The directions of the rotation relates to the movement of the parity drive from one stripe to the next stripe within one cycle.

  • Backward (aka left-asymmetric):
  •  
        
    Backward
    Example: RAID-5, 3 drives, block size 128
    Local drive
    sector *)     \
    Drive 1 Drive 2 Drive 3 Cycle Stripe
    0-127 B1 **) B2  P 0 0
    128-255 B3  P B4 1
    256-383  P B5 B6 2
    384-511 B7 B8  P 1 0
    512-639 B9  P B10 1
    640-767  P B11 B12 2
     :  :  :  :  :  :
    *) Sectors, cycles and stripes are 0-based,
    blocks and drives are 1-based
    **) Blocks B1, B2, B3, ... are data in the
    1st 128 global sectors (0-127),
    2nd 128 global sectors (128-255),
    3rd 128 global sectors (256-383), etc.
    P is parity for the blocks within the same stripe.

    The name originates from the parity drive rotating backward (left) with each stripe until the start of a new cycle.

    This is a very common rotation scheme used by many hardware RAID controllers.

     

  • Back. dyn (aka left-symmetric):
  •  
        
    Backward dynamic
    Example: RAID-5, 3 drives, block size 128
    Local drive
    sector *)     \
    Drive 1 Drive 2 Drive 3 Cycle Stripe
    0-127 B1 **) B2  P 0 0
    128-255 B4  P B3 1
    256-383  P B5 B6 2
    384-511 B7 B8  P 1 0
    512-639 B10  P B9 1
    640-767  P B11 B12 2
     :  :  :  :  :  :
    *) Sectors, cycles and stripes are 0-based,
    blocks and drives are 1-based
    **) Blocks B1, B2, B3, ... are data in the
    1st 128 global sectors (0-127),
    2nd 128 global sectors (128-255),
    3rd 128 global sectors (256-383), etc.
    P is parity for the blocks within the same stripe.

    As with the backward rotation, the backward dynamic rotation gets its name from the parity drive rotating backward (left) with each stripe until the start of a new cycle. It is very similar to backward, only stripe 1 arranges the blocks differently. The block to the right of parity P is the block with that stripe's lowest number, while in backward the lowest numbered block is always the first block. The blocks start to the right of parity P, incrementing by 1 with each block, rolling over to the first block and continuing until reaching parity P from the left side. Some people call this left-symmetric.

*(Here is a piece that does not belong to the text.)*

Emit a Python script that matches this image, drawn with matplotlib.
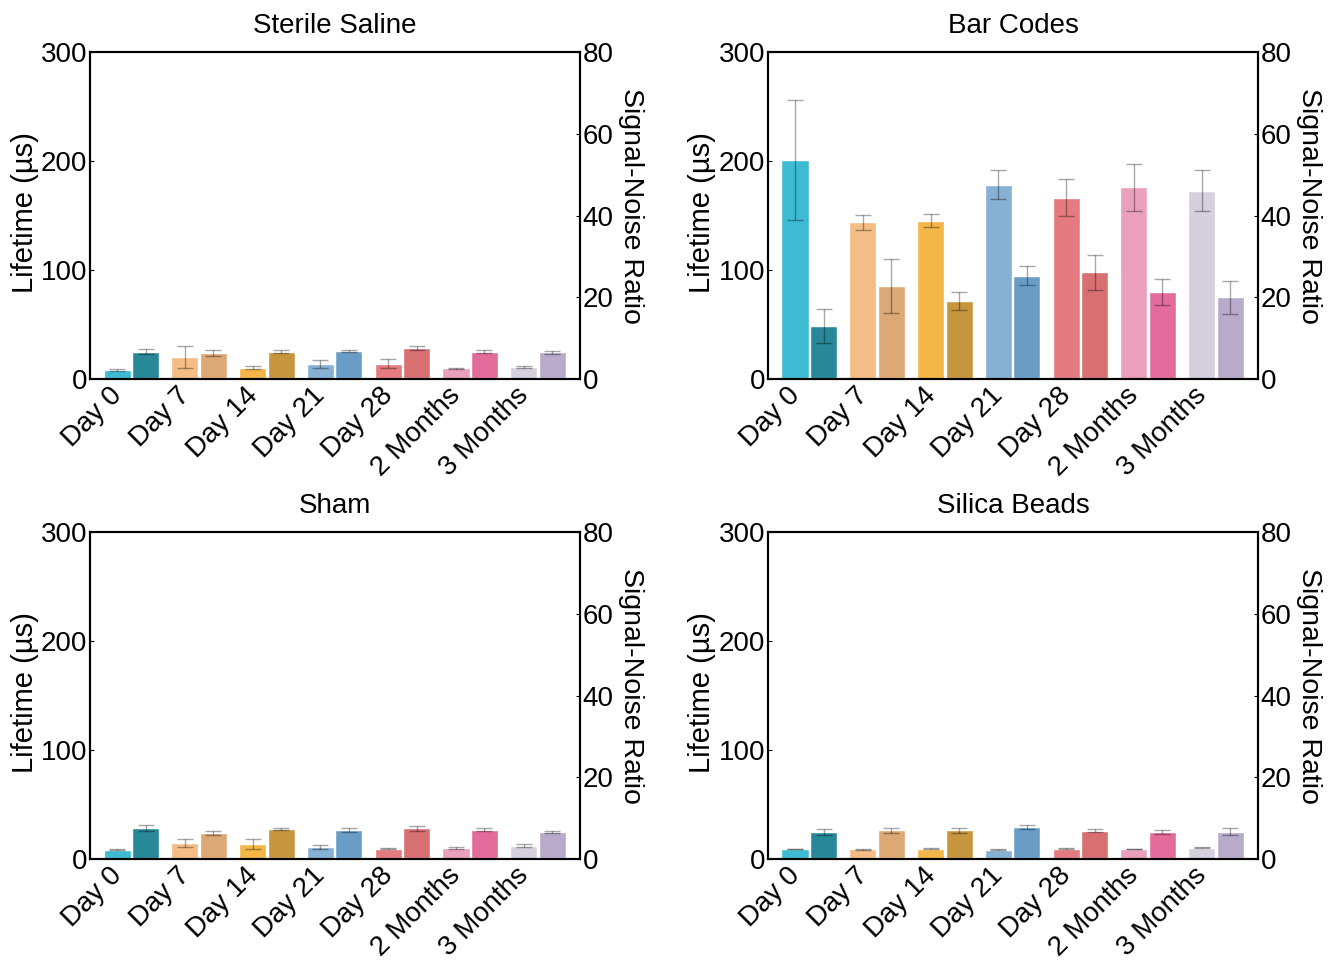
import numpy as np
import matplotlib.pyplot as plt

plt.rcParams['font.family'] = ['Liberation Sans', 'DejaVu Sans']

days = ['Day 0', 'Day 7', 'Day 14', 'Day 21', 'Day 28', '2 Months', '3 Months']

lightColors = ['#3DBBD3', '#F4BD86', '#F4B646', '#86B0D4', '#E57B80', '#EAA0BC', '#D6D0DE']
darkColors = ['#28889A', '#DCA876', '#C6963E', '#6A9DC6', '#D87072', '#E46C9A', '#B7AACA']

# Sterile Saline
salineLife = [8.5, 19.9, 10.4, 13.5, 14.0, 9.8, 10.7]
salineLifeErr = [0.8, 10.0, 1.6, 3.7, 4.3, 0.5, 1.0]
salineSnr = [6.7, 6.3, 6.7, 6.8, 7.5, 6.7, 6.5]
salineSnrErr = [0.7, 0.7, 0.3, 0.3, 0.5, 0.3, 0.3]

# Bar Codes
barLife = [201, 143.7, 145.3, 178.3, 166.3, 175.8, 172.7]
barLifeErr = [55, 7, 6.3, 13.4, 17, 21.4, 19]
barSnr = [13.0, 22.8, 19.2, 25.3, 26.1, 21.3, 20.0]
barSnrErr = [4.1, 6.6, 2.2, 2.4, 4.3, 3.2, 4.0]

# Sham
shamLife = [8.5, 14.7, 13.8, 11.3, 9.5, 10.1, 12.2]
shamLifeErr = [0.3, 4.0, 4.5, 2.0, 0.5, 0.5, 1.2]
shamSnr = [7.6, 6.4, 7.3, 7.0, 7.5, 7.2, 6.6]
shamSnrErr = [0.8, 0.5, 0.2, 0.5, 0.6, 0.3, 0.3]

# Silica Beads
silicaLife = [9.2, 8.9, 9.5, 8.5, 9.5, 9.2, 10.4]
silicaLifeErr = [0.3, 0.3, 0.3, 0.3, 0.3, 0.3, 0.4]
silicaSnr = [6.6, 7.0, 7.0, 7.9, 6.9, 6.6, 6.7]
silicaSnrErr = [0.8, 0.6, 0.6, 0.5, 0.4, 0.5, 0.8]

fig = plt.figure(figsize=(13.33, 9.61), dpi=100)

errStyle = dict(ecolor=(0, 0, 0, 0.35), elinewidth=1, capsize=6, capthick=1)


def plotPanel(rect, title, life, lifeErr, snr, snrErr):
    x = np.arange(len(days))
    ax = fig.add_axes(rect)
    ax.bar(x, life, width=0.4, color=lightColors, edgecolor='white', linewidth=1,
           yerr=lifeErr, error_kw=errStyle)
    ax.set_ylim(0, 300)
    ax.set_yticks([0, 100, 200, 300])
    ax.set_xlim(-0.4, 6.83)
    # labels sit a little right of the light bar, as in the original
    ax.set_xticks(x + 0.15)
    ax.set_xticklabels(days, rotation=45, ha='right')
    ax.tick_params(axis='x', length=0, pad=2.5, labelsize=20)
    ax.tick_params(axis='y', direction='in', length=3, pad=2, labelsize=20)
    ax.set_ylabel('Lifetime (µs)', fontsize=21)
    ax.yaxis.set_label_coords(-0.105, 0.51)
    ax.set_title(title, fontsize=20, pad=14)

    ax2 = ax.twinx()
    ax2.bar(x + 0.42, snr, width=0.4, color=darkColors, edgecolor='white', linewidth=1,
            yerr=snrErr, error_kw=errStyle)
    ax2.set_ylim(0, 80)
    ax2.set_yticks([0, 20, 40, 60, 80])
    ax2.tick_params(axis='y', direction='in', length=3, pad=2, labelsize=20)
    ax2.set_ylabel('Signal-Noise Ratio', fontsize=20.5, rotation=270, va='bottom')
    ax2.yaxis.set_label_coords(1.077, 0.53)
    for a in (ax, ax2):
        for s in a.spines.values():
            s.set_linewidth(1.5)


plotPanel([0.0675, 0.6056, 0.3676, 0.3403], 'Sterile Saline', salineLife, salineLifeErr, salineSnr, salineSnrErr)
plotPanel([0.5761, 0.6056, 0.3676, 0.3403], 'Bar Codes', barLife, barLifeErr, barSnr, barSnrErr)
plotPanel([0.0675, 0.1061, 0.3676, 0.3403], 'Sham', shamLife, shamLifeErr, shamSnr, shamSnrErr)
plotPanel([0.5761, 0.1061, 0.3676, 0.3403], 'Silica Beads', silicaLife, silicaLifeErr, silicaSnr, silicaSnrErr)

fig.savefig('out.png', dpi=100)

    We call it backward dynamic because we first encountered this rotation scheme when examining Windows software RAID-5s that were created with dynamic disks partitioning. This rotation scheme is a very common and used by most software RAID-5s, under Windows and Linux.

     

  • Forward (aka right-asymmetric):
  •  
        
    Forward
    Example: RAID-5, 3 drives, block size 128
    Local drive
    sector *)     \
    Drive 1 Drive 2 Drive 3 Cycle Stripe
    0-127  P B1 **) B2 0 0
    128-255 B3  P B4 1
    256-383 B5 B6  P 2
    384-511  P B7 B8 1 0
    512-639 B9  P B10 1
    640-767 B11 B12  P 2
     :  :  :  :  :  :
    *) Sectors, cycles and stripes are 0-based,
    blocks and drives are 1-based
    **) Blocks B1, B2, B3, ... are data in the
    1st 128 global sectors (0-127),
    2nd 128 global sectors (128-255),
    3rd 128 global sectors (256-383), etc.
    P is parity for the blocks within the same stripe.

    The name comes from the parity drive rotating forward (right) with each stripe until the start of a new cycle.

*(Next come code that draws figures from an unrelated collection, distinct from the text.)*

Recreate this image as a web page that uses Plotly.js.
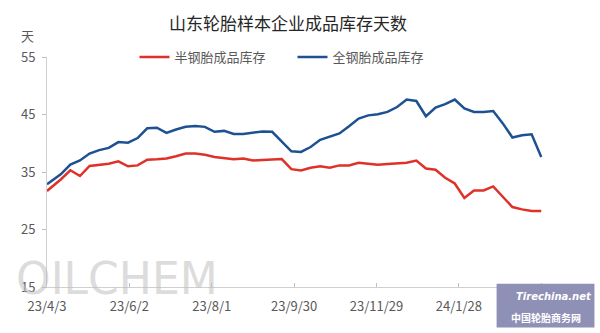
<!DOCTYPE html>
<html>
<head>
<meta charset="utf-8">
<script src="https://cdn.plot.ly/plotly-3.0.1.min.js"></script>
<style>
  html, body { margin: 0; padding: 0; background: #ffffff; }
  #chart { width: 600px; height: 333px; }
</style>
</head>
<body>
<div id="chart"></div>
<script>
// ---- data ----
const dates = [
  '2023-04-03', '2023-04-13', '2023-04-20', '2023-04-27', '2023-05-04', '2023-05-11',
  '2023-05-18', '2023-05-25', '2023-06-01', '2023-06-08', '2023-06-15', '2023-06-22',
  '2023-06-29', '2023-07-06', '2023-07-13', '2023-07-20', '2023-07-27', '2023-08-03',
  '2023-08-10', '2023-08-17', '2023-08-24', '2023-08-31', '2023-09-07', '2023-09-14',
  '2023-09-21', '2023-09-28', '2023-10-05', '2023-10-12', '2023-10-19', '2023-10-26',
  '2023-11-02', '2023-11-09', '2023-11-16', '2023-11-23', '2023-11-30', '2023-12-07',
  '2023-12-14', '2023-12-21', '2023-12-28', '2024-01-04', '2024-01-11', '2024-01-18',
  '2024-01-25', '2024-02-01', '2024-02-08', '2024-02-15', '2024-02-22', '2024-02-29',
  '2024-03-07', '2024-03-14', '2024-03-21', '2024-03-28'
];
const semiSteel = [
  31.7, 33.7, 35.3, 34.3, 36.05, 36.3, 36.45, 36.85, 36.0, 36.15, 37.15, 37.2,
  37.35, 37.75, 38.2, 38.2, 38.0, 37.6, 37.45, 37.2, 37.35, 37.0, 37.1, 37.15,
  37.25, 35.5, 35.25, 35.75, 36.0, 35.75, 36.15, 36.15, 36.6, 36.45, 36.25, 36.4,
  36.45, 36.6, 37.0, 35.6, 35.4, 34.0, 33.0, 30.5, 31.8, 31.8, 32.5, 30.65,
  28.9, 28.5, 28.2, 28.2
];
const allSteel = [
  32.85, 34.6, 36.3, 37.0, 38.2, 38.8, 39.2, 40.2, 40.1, 40.9, 42.6, 42.7,
  41.8, 42.4, 42.85, 43.0, 42.85, 42.0, 42.15, 41.6, 41.6, 41.85, 42.05, 42.0,
  40.3, 38.6, 38.5, 39.35, 40.6, 41.1, 41.7, 42.95, 44.3, 44.85, 45.05, 45.45,
  46.3, 47.6, 47.35, 44.7, 46.2, 46.8, 47.6, 46.05, 45.45, 45.45, 45.6, 43.45,
  41.0, 41.4, 41.55, 37.6
];
const seriesNames = ['半钢胎成品库存', '全钢胎成品库存'];
const chartTitle = '山东轮胎样本企业成品库存天数';
const yUnit = '天';
const yTicks = [15, 25, 35, 45, 55];

// ---- chart ----
const FONT = '"Noto Sans CJK SC", "Noto Sans", sans-serif';
const traces = [
  { x: dates, y: semiSteel, name: seriesNames[0], type: 'scatter', mode: 'lines',
    line: { color: '#df3129', width: 2.5 } },
  { x: dates, y: allSteel, name: seriesNames[1], type: 'scatter', mode: 'lines',
    line: { color: '#1d5191', width: 2.5 } }
];

const layout = {
  width: 600, height: 333,
  margin: { l: 46.7, r: 55.5, t: 56.7, b: 45.7 },
  paper_bgcolor: '#ffffff', plot_bgcolor: '#ffffff',
  font: { family: FONT, size: 13, color: '#595959' },
  title: { text: chartTitle, font: { family: FONT, size: 17, color: '#262626' },
           x: 0.48, xref: 'container', xanchor: 'center', y: 0.928, yref: 'container', yanchor: 'middle' },
  showlegend: true,
  legend: { orientation: 'h', x: 0.176, xanchor: 'left', y: 1.0, yanchor: 'middle',
            font: { family: FONT, size: 13, color: '#595959' }, itemwidth: 30,
            entrywidth: 113, entrywidthmode: 'pixels',
            bgcolor: 'rgba(0,0,0,0)' },
  xaxis: {
    type: 'date', range: ['2023-04-03', '2024-03-30'],
    tick0: '2023-04-03', dtick: 60 * 86400000, tickformat: '%y/%-m/%-d',
    ticks: 'inside', ticklen: 4, tickcolor: '#bfbfbf',
    ticklabelstandoff: 7,
    showline: true, linecolor: '#d0d0d0', linewidth: 1,
    showgrid: false, zeroline: false,
    tickfont: { family: FONT, size: 13, color: '#595959' }
  },
  yaxis: {
    range: [15, 55], tickvals: yTicks,
    ticks: 'outside', ticklen: 4, tickcolor: '#bfbfbf',
    ticklabelstandoff: 4,
    showline: true, linecolor: '#d0d0d0', linewidth: 1,
    showgrid: false, zeroline: false,
    tickfont: { family: FONT, size: 13, color: '#595959' }
  },
  shapes: [
    { type: 'rect', xref: 'paper', yref: 'paper', layer: 'above',
      x0: 0.9046, x1: 1.1015, y0: -0.1765, y1: 0.0143,
      fillcolor: '#8f90b6', line: { width: 0 } }
  ],
  annotations: [
    { text: yUnit, xref: 'paper', yref: 'paper', x: -0.0396, y: 1.094,
      xanchor: 'center', yanchor: 'middle', showarrow: false,
      font: { family: FONT, size: 13, color: '#595959' } },
    { text: 'OILCHEM', xref: 'paper', yref: 'paper', x: 0.141, y: 0.035,
      xanchor: 'center', yanchor: 'middle', showarrow: false,
      font: { family: '"DejaVu Sans", sans-serif', size: 44, color: 'rgba(190,190,190,0.55)' } },
    { text: '<i><b>Tirechina.net</b></i>', xref: 'paper', yref: 'paper', x: 1.02, y: -0.04,
      xanchor: 'center', yanchor: 'middle', showarrow: false,
      font: { family: '"DejaVu Sans", sans-serif', size: 10, color: '#ffffff' } },
    { text: '<b>中国轮胎商务网</b>', xref: 'paper', yref: 'paper', x: 1.005, y: -0.134,
      xanchor: 'center', yanchor: 'middle', showarrow: false,
      font: { family: FONT, size: 10, color: '#ffffff' } }
  ]
};

Plotly.newPlot('chart', traces, layout, { displayModeBar: false, staticPlot: true });
</script>
</body>
</html>
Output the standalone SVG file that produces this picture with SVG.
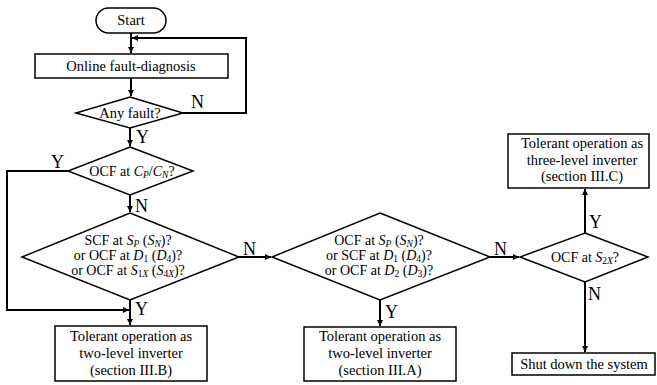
<svg xmlns="http://www.w3.org/2000/svg" width="657" height="385" viewBox="0 0 657 385">
<defs>
<marker id="ah" viewBox="0 0 10 10" refX="10" refY="5" markerWidth="7" markerHeight="6" markerUnits="userSpaceOnUse" orient="auto">
<path d="M0,0 L10,5 L0,10 z" fill="#000"/>
</marker>
<style>
.sh{fill:#fff;stroke:#000;stroke-width:1.5}
text{font-family:'Liberation Serif','DejaVu Serif',serif;fill:#000}
.t{font-size:14.5px;text-anchor:middle}
.d{font-size:14px;text-anchor:middle}
.lb{font-size:18px}
.c{fill:none;stroke:#000;stroke-width:2}
.i{font-style:italic}
.s{font-size:9.5px}
</style>
</defs>
<rect width="657" height="385" fill="#fff"/>
<g id="connectors">
<path class="c" d="M131,33 V53" marker-end="url(#ah)"/>
<path class="c" d="M131,78 V96" marker-end="url(#ah)"/>
<path class="c" d="M183,113 H246 V38 H132" marker-end="url(#ah)"/>
<path class="c" d="M130,128 V146" marker-end="url(#ah)"/>
<path class="c" d="M130,195 V212" marker-end="url(#ah)"/>
<path class="c" d="M68,171 H7 V310 H129" marker-end="url(#ah)"/>
<path class="c" d="M130,300 V325" marker-end="url(#ah)"/>
<path class="c" d="M239,257 H271" marker-end="url(#ah)"/>
<path class="c" d="M380,300 V326" marker-end="url(#ah)"/>
<path class="c" d="M490,257 H519" marker-end="url(#ah)"/>
<path class="c" d="M585,233 V189" marker-end="url(#ah)"/>
<path class="c" d="M585,282 V352" marker-end="url(#ah)"/>
<text class="lb" x="191" y="108">N</text>
<text class="lb" x="136" y="143">Y</text>
<text class="lb" x="51" y="168">Y</text>
<text class="lb" x="135" y="212">N</text>
<text class="lb" x="243" y="255">N</text>
<text class="lb" x="135" y="315">Y</text>
<text class="lb" x="385" y="318">Y</text>
<text class="lb" x="494" y="255">N</text>
<text class="lb" x="589" y="228">Y</text>
<text class="lb" x="588" y="300">N</text>
</g>
<g id="start">
<rect class="sh" x="96" y="8" width="70" height="25" rx="12.5"/>
<text class="t" x="131" y="25">Start</text>
</g>
<g id="online">
<rect class="sh" x="35" y="54" width="193" height="24"/>
<text class="t" x="131" y="71">Online fault-diagnosis</text>
</g>
<g id="anyfault">
<polygon class="sh" points="130,97 183,113 130,128 76,113"/>
<text class="t" x="130" y="118">Any fault?</text>
</g>
<g id="ocfc">
<polygon class="sh" points="130,147 193,171 130,195 68,171"/>
<text class="d" x="132" y="176">OCF at <tspan class="i">C</tspan><tspan class="i s" dy="2">P</tspan><tspan dy="-2">/</tspan><tspan class="i">C</tspan><tspan class="i s" dy="2">N</tspan><tspan dy="-2">?</tspan></text>
</g>
<g id="diamond1">
<polygon class="sh" points="130,213 239,257 130,300 22,257"/>
<text class="d" x="128" y="245">SCF at <tspan class="i">S</tspan><tspan class="i s" dy="2">P</tspan><tspan dy="-2"> (</tspan><tspan class="i">S</tspan><tspan class="i s" dy="2">N</tspan><tspan dy="-2">)?</tspan></text>
<text class="d" x="128" y="260">or OCF at <tspan class="i">D</tspan><tspan class="s" dy="2">1</tspan><tspan dy="-2"> (</tspan><tspan class="i">D</tspan><tspan class="s" dy="2">4</tspan><tspan dy="-2">)?</tspan></text>
<text class="d" x="128" y="275">or OCF at <tspan class="i">S</tspan><tspan class="s" dy="2">1<tspan class="i">X</tspan></tspan><tspan dy="-2"> (</tspan><tspan class="i">S</tspan><tspan class="s" dy="2">4<tspan class="i">X</tspan></tspan><tspan dy="-2">)?</tspan></text>
</g>
<g id="boxB">
<rect class="sh" x="55" y="326" width="152" height="55"/>
<text class="t" x="131" y="341">Tolerant operation as</text>
<text class="t" x="131" y="358">two-level inverter</text>
<text class="t" x="131" y="375">(section III.B)</text>
</g>
<g id="diamond2">
<polygon class="sh" points="380,213 490,257 380,300 272,257"/>
<text class="d" x="379" y="245">OCF at <tspan class="i">S</tspan><tspan class="i s" dy="2">P</tspan><tspan dy="-2"> (</tspan><tspan class="i">S</tspan><tspan class="i s" dy="2">N</tspan><tspan dy="-2">)?</tspan></text>
<text class="d" x="379" y="260">or SCF at <tspan class="i">D</tspan><tspan class="s" dy="2">1</tspan><tspan dy="-2"> (</tspan><tspan class="i">D</tspan><tspan class="s" dy="2">4</tspan><tspan dy="-2">)?</tspan></text>
<text class="d" x="379" y="275">or OCF at <tspan class="i">D</tspan><tspan class="s" dy="2">2</tspan><tspan dy="-2"> (</tspan><tspan class="i">D</tspan><tspan class="s" dy="2">3</tspan><tspan dy="-2">)?</tspan></text>
</g>
<g id="boxA">
<rect class="sh" x="304" y="327" width="152" height="54"/>
<text class="t" x="380" y="341">Tolerant operation as</text>
<text class="t" x="380" y="358">two-level inverter</text>
<text class="t" x="380" y="375">(section III.A)</text>
</g>
<g id="diamond3">
<polygon class="sh" points="585,233 648,257 585,282 520,257"/>
<text class="d" x="585" y="262">OCF at <tspan class="i">S</tspan><tspan class="s" dy="2">2<tspan class="i">X</tspan></tspan><tspan dy="-2">?</tspan></text>
</g>
<g id="boxC">
<rect class="sh" x="508" y="134" width="141" height="54"/>
<text class="t" x="582" y="148">Tolerant operation as</text>
<text class="t" x="582" y="165">three-level inverter</text>
<text class="t" x="582" y="181">(section III.C)</text>
</g>
<g id="shutdown">
<rect class="sh" x="512" y="353" width="143" height="22"/>
<text class="t" x="584" y="369">Shut down the system</text>
</g>
</svg>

    This is a rare rotation scheme, used by just a few hardware RAID controllers.

     

  • Forw. dyn (aka left-symmetric):
  •  
        
    Forward dynamic
    Example: RAID-5, 3 drives, block size 128
    Local drive
    sector *)     \
    Drive 1 Drive 2 Drive 3 Cycle Stripe
    0-127  P B1 **) B2 0 0
    128-255 B4  P B3 1
    256-383 B5 B6  P 2
    384-511  P B7 B8 1 0
    512-639 B10  P B9 1
    640-767 B11 B12  P 2
     :  :  :  :  :  :
    *) Sectors, cycles and stripes are 0-based,
    blocks and drives are 1-based
    **) Blocks B1, B2, B3, ... are data in the
    1st 128 global sectors (0-127),
    2nd 128 global sectors (128-255),
    3rd 128 global sectors (256-383), etc.
    P is parity for the blocks within the same stripe.

    As with the forward rotation, the forward dynamic rotation gets its name from the parity drive rotating forward (right) with each stripe until the start of a new cycle. It is very similar to forward, only stripe 1 arranges the blocks differently. The block to the right of parity P is the block with that stripe's lowest number, while in forward the lowest numbered block is always the first block. The blocks start to the right of parity P, incrementing by 1 with each block, rolling over to the first block and continuing until reaching parity P from the left side. Some people call this right-symmetric.

    This rotation scheme is very rare.